Problem to solve —
Beneath this line are entries. Copy the range from the line with "Rebuild this chart" to the line with "titleLines.forEach((line, i) =>", ends included, exactly; leave pictures out.

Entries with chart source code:
==================================================

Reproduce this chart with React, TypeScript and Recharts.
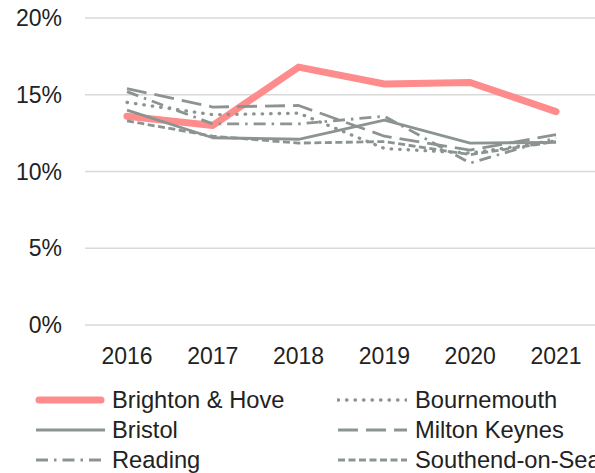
import { CartesianGrid, Legend, Line, LineChart, XAxis, YAxis } from "recharts"

const years = ["2016", "2017", "2018", "2019", "2020", "2021"]

const brighton = [13.6, 13.0, 16.8, 15.7, 15.8, 13.9]
const bournemouth = [14.5, 13.7, 13.8, 11.5, 11.2, 12.0]
const bristol = [14.0, 12.2, 12.1, 13.35, 11.85, 11.9]
const miltonKeynes = [15.4, 14.2, 14.3, 12.3, 11.4, 12.4]
const reading = [15.2, 13.1, 13.1, 13.6, 10.55, 12.2]
const southend = [13.3, 12.3, 11.85, 11.95, 11.1, 11.95]

const yTicks = [0, 5, 10, 15, 20]

const GRAY = "#8c9490"
const PINK = "#ff8c8c"
const FONT = "'Liberation Sans', Arial, sans-serif"

const series = [
  { key: "Brighton & Hove", values: brighton, color: PINK, width: 7, dash: undefined, cap: "round" },
  { key: "Bournemouth", values: bournemouth, color: GRAY, width: 3.3, dash: "0.5 8", cap: "round" },
  { key: "Bristol", values: bristol, color: GRAY, width: 2.8, dash: undefined, cap: "butt" },
  { key: "Milton Keynes", values: miltonKeynes, color: GRAY, width: 2.8, dash: "20 8", cap: "butt" },
  { key: "Reading", values: reading, color: GRAY, width: 2.8, dash: "12 6 2.5 6", cap: "butt" },
  { key: "Southend-on-Sea", values: southend, color: GRAY, width: 2.8, dash: "7 3.5", cap: "butt" },
]

const data = years.map((year, i) => {
  const row: Record<string, string | number> = { year }
  series.forEach((s) => {
    row[s.key] = s.values[i]
  })
  return row
})

function LegendBox() {
  return (
    <div
      style={{
        height: 88,
        display: "grid",
        gridTemplateColumns: "337px 300px",
        gridAutoRows: "30px",
        fontFamily: FONT,
        fontSize: 23.7,
        color: "#222",
      }}
    >
      {series.map((s, i) => {
        const left = i % 2 === 0
        return (
          <div key={s.key} style={{ display: "flex", alignItems: "center", whiteSpace: "nowrap" }}>
            <svg width={70} height={12} style={{ marginLeft: left ? 35 : 0, marginRight: left ? 7 : 8 }}>
              <line
                x1={s.width > 4 ? 4 : 1}
                x2={s.width > 4 ? 66 : 70}
                y1={6}
                y2={6}
                stroke={s.color}
                strokeWidth={s.width}
                strokeDasharray={s.dash}
                strokeLinecap={s.cap as "round" | "butt"}
              />
            </svg>
            <span>{s.key}</span>
          </div>
        )
      })}
    </div>
  )
}

export default function App() {
  return (
    <div
      style={{
        position: "fixed",
        left: 0,
        top: 0,
        width: 595,
        height: 473,
        overflow: "hidden",
        background: "#fff",
      }}
    >
      <LineChart width={600} height={473} data={data} margin={{ top: 18, right: 0, bottom: 0, left: 0 }}>
        <CartesianGrid vertical={false} stroke="#d9d9d9" strokeWidth={1.3} />
        <XAxis
          dataKey="year"
          axisLine={false}
          tickLine={false}
          tickMargin={17}
          height={60}
          padding={{ left: 42, right: 44 }}
          tick={{ fill: "#222", fontSize: 23, fontFamily: FONT }}
        />
        <YAxis
          domain={[0, 20]}
          ticks={yTicks}
          width={85}
          axisLine={false}
          tickLine={false}
          tickMargin={17}
          tickFormatter={(v) => `${v}%`}
          tick={{ fill: "#222", fontSize: 23, fontFamily: FONT }}
        />
        {series.map((s) => (
          <Line
            key={s.key}
            dataKey={s.key}
            stroke={s.color}
            strokeWidth={s.width}
            strokeDasharray={s.dash}
            strokeLinecap={s.cap as "round" | "butt"}
            strokeLinejoin="round"
            dot={false}
            activeDot={false}
            isAnimationActive={false}
          />
        ))}
        <Legend verticalAlign="bottom" content={() => <LegendBox />} />
      </LineChart>
    </div>
  )
}
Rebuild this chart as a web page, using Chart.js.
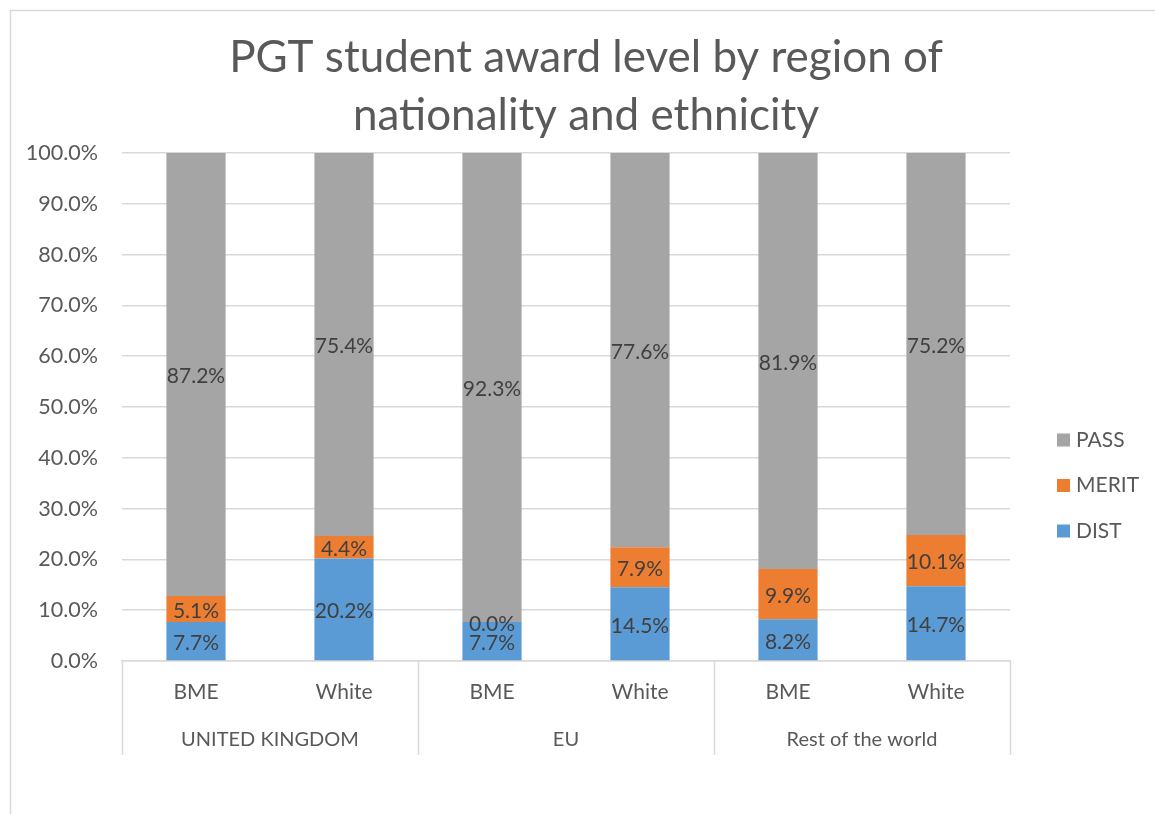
<!DOCTYPE html>
<html>
<head>
<meta charset="utf-8">
<script src="https://cdn.jsdelivr.net/npm/chart.js@4.4.0/dist/chart.umd.min.js"></script>
<style>
  html, body { margin: 0; padding: 0; background: #fff; }
  #wrap { position: relative; width: 1155px; height: 814px; }
</style>
</head>
<body>
<div id="wrap"><canvas id="chart" width="1155" height="814"></canvas></div>
<script>
// chart data
const titleLines = ["PGT student award level by region of", "nationality and ethnicity"];
const groups = ["UNITED KINGDOM", "EU", "Rest of the world"];
const categories = ["BME", "White", "BME", "White", "BME", "White"];
const distValues = [7.7, 20.2, 7.7, 14.5, 8.2, 14.7];
const meritValues = [5.1, 4.4, 0.0, 7.9, 9.9, 10.1];
const passValues = [87.2, 75.4, 92.3, 77.6, 81.9, 75.2];
const yMax = 100;
const yStep = 10;

const FONT = "Lato, 'Open Sans', sans-serif";
const TEXT = '#595959';
const GRID = '#d9d9d9';

// frame, title, legend and the second level of the category axis
const decorations = {
  id: 'decorations',
  beforeDraw(chart) {
    const ctx = chart.ctx;
    ctx.save();
    ctx.fillStyle = '#fff';
    ctx.fillRect(0, 0, chart.width, chart.height);
    ctx.strokeStyle = GRID;
    ctx.lineWidth = 1.5;
    ctx.strokeRect(10.5, 10.5, chart.width + 20, chart.height + 20);
    ctx.restore();
  },
  afterDraw(chart) {
    const ctx = chart.ctx;
    const x = chart.scales.x;
    const area = chart.chartArea;
    ctx.save();

    // title
    ctx.fillStyle = TEXT;
    ctx.font = '44px ' + FONT;
    ctx.textAlign = 'center';
    ctx.textBaseline = 'middle';
    titleLines.forEach((line, i) => ctx.fillText(line, 586, 58 + i * 58));

    // group separators + labels
    const perGroup = categories.length / groups.length;
    const catWidth = (x.right - x.left) / categories.length;
    ctx.strokeStyle = GRID;
    ctx.lineWidth = 1.5;
    for (let g = 0; g <= groups.length; g++) {
      const px = Math.round(x.left + g * perGroup * catWidth) + 0.5;
      ctx.beginPath();
      ctx.moveTo(px, area.bottom);
      ctx.lineTo(px, 755);
      ctx.stroke();
    }
    ctx.font = '20px ' + FONT;
    groups.forEach((name, g) => {
      const cx = x.left + (g + 0.5) * perGroup * catWidth;
      ctx.fillText(name, cx, 740);
    });

    // legend (reverse order like the source)
    ctx.textAlign = 'left';
    ctx.font = '21px ' + FONT;
    const items = chart.data.datasets.slice().reverse();
    items.forEach((ds, i) => {
      const cy = 440 + i * 45.5;
      ctx.fillStyle = ds.backgroundColor;
      ctx.fillRect(1057, cy - 6.5, 13, 13);
      ctx.fillStyle = TEXT;
      ctx.fillText(ds.label, 1076, cy);
    });
    ctx.restore();
  }
};

// value labels centred in each segment
const segmentLabels = {
  id: 'segmentLabels',
  afterDatasetsDraw(chart) {
    const ctx = chart.ctx;
    ctx.save();
    ctx.font = '21px ' + FONT;
    ctx.fillStyle = '#404040';
    ctx.textAlign = 'center';
    ctx.textBaseline = 'middle';
    chart.data.datasets.forEach((ds, i) => {
      chart.getDatasetMeta(i).data.forEach((bar, j) => {
        const y = (bar.y + bar.base) / 2 + 2;
        ctx.fillText(ds.data[j].toFixed(1) + '%', bar.x, y);
      });
    });
    ctx.restore();
  }
};

const ctx = document.getElementById('chart').getContext('2d');
new Chart(ctx, {
  type: 'bar',
  data: {
    labels: categories,
    datasets: [
      { label: 'DIST', data: distValues, backgroundColor: '#5b9bd5' },
      { label: 'MERIT', data: meritValues, backgroundColor: '#ed7d31' },
      { label: 'PASS', data: passValues, backgroundColor: '#a5a5a5' }
    ]
  },
  options: {
    responsive: false,
    animation: false,
    devicePixelRatio: 1,
    layout: { padding: { top: 153, right: 145, bottom: 53, left: 0 } },
    datasets: {
      bar: { barPercentage: 0.4, categoryPercentage: 1, borderWidth: 0 }
    },
    plugins: {
      legend: { display: false },
      title: { display: false },
      tooltip: { enabled: false }
    },
    scales: {
      x: {
        stacked: true,
        grid: { display: false, drawTicks: false },
        border: { display: true, color: GRID, width: 1.5 },
        ticks: { color: TEXT, font: { family: FONT, size: 21 }, padding: 19, maxRotation: 0 },
        afterFit(scale) { scale.height = 100; }
      },
      y: {
        stacked: true,
        min: 0,
        max: yMax,
        grid: { color: GRID, lineWidth: 1.5, drawTicks: false },
        border: { display: false },
        ticks: {
          stepSize: yStep,
          color: TEXT,
          padding: 24,
          font: { family: FONT, size: 21.5 },
          callback: v => v.toFixed(1) + '%'
        },
        afterFit(scale) { scale.width = 122; }
      }
    }
  },
  plugins: [decorations, segmentLabels]
});
</script>
</body>
</html>
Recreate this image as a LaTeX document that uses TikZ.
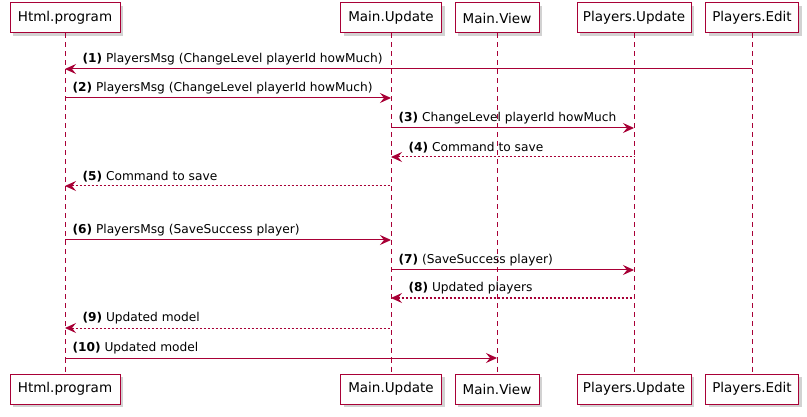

==================================================

Task result —
Rebuild this chart as a web page, using Chart.js.
<!DOCTYPE html>
<html>
<head>
<meta charset="utf-8">
<script src="https://cdn.jsdelivr.net/npm/chart.js@4.4.0/dist/chart.umd.min.js"></script>
<style>
  html, body { margin: 0; padding: 0; background: #fff; }
  #wrap { position: relative; width: 1155px; height: 814px; }
</style>
</head>
<body>
<div id="wrap"><canvas id="chart" width="1155" height="814"></canvas></div>
<script>
// chart data
const titleLines = ["PGT student award level by region of", "nationality and ethnicity"];
const groups = ["UNITED KINGDOM", "EU", "Rest of the world"];
const categories = ["BME", "White", "BME", "White", "BME", "White"];
const distValues = [7.7, 20.2, 7.7, 14.5, 8.2, 14.7];
const meritValues = [5.1, 4.4, 0.0, 7.9, 9.9, 10.1];
const passValues = [87.2, 75.4, 92.3, 77.6, 81.9, 75.2];
const yMax = 100;
const yStep = 10;

const FONT = "Lato, 'Open Sans', sans-serif";
const TEXT = '#595959';
const GRID = '#d9d9d9';

// frame, title, legend and the second level of the category axis
const decorations = {
  id: 'decorations',
  beforeDraw(chart) {
    const ctx = chart.ctx;
    ctx.save();
    ctx.fillStyle = '#fff';
    ctx.fillRect(0, 0, chart.width, chart.height);
    ctx.strokeStyle = GRID;
    ctx.lineWidth = 1.5;
    ctx.strokeRect(10.5, 10.5, chart.width + 20, chart.height + 20);
    ctx.restore();
  },
  afterDraw(chart) {
    const ctx = chart.ctx;
    const x = chart.scales.x;
    const area = chart.chartArea;
    ctx.save();

    // title
    ctx.fillStyle = TEXT;
    ctx.font = '44px ' + FONT;
    ctx.textAlign = 'center';
    ctx.textBaseline = 'middle';
    titleLines.forEach((line, i) => ctx.fillText(line, 586, 58 + i * 58));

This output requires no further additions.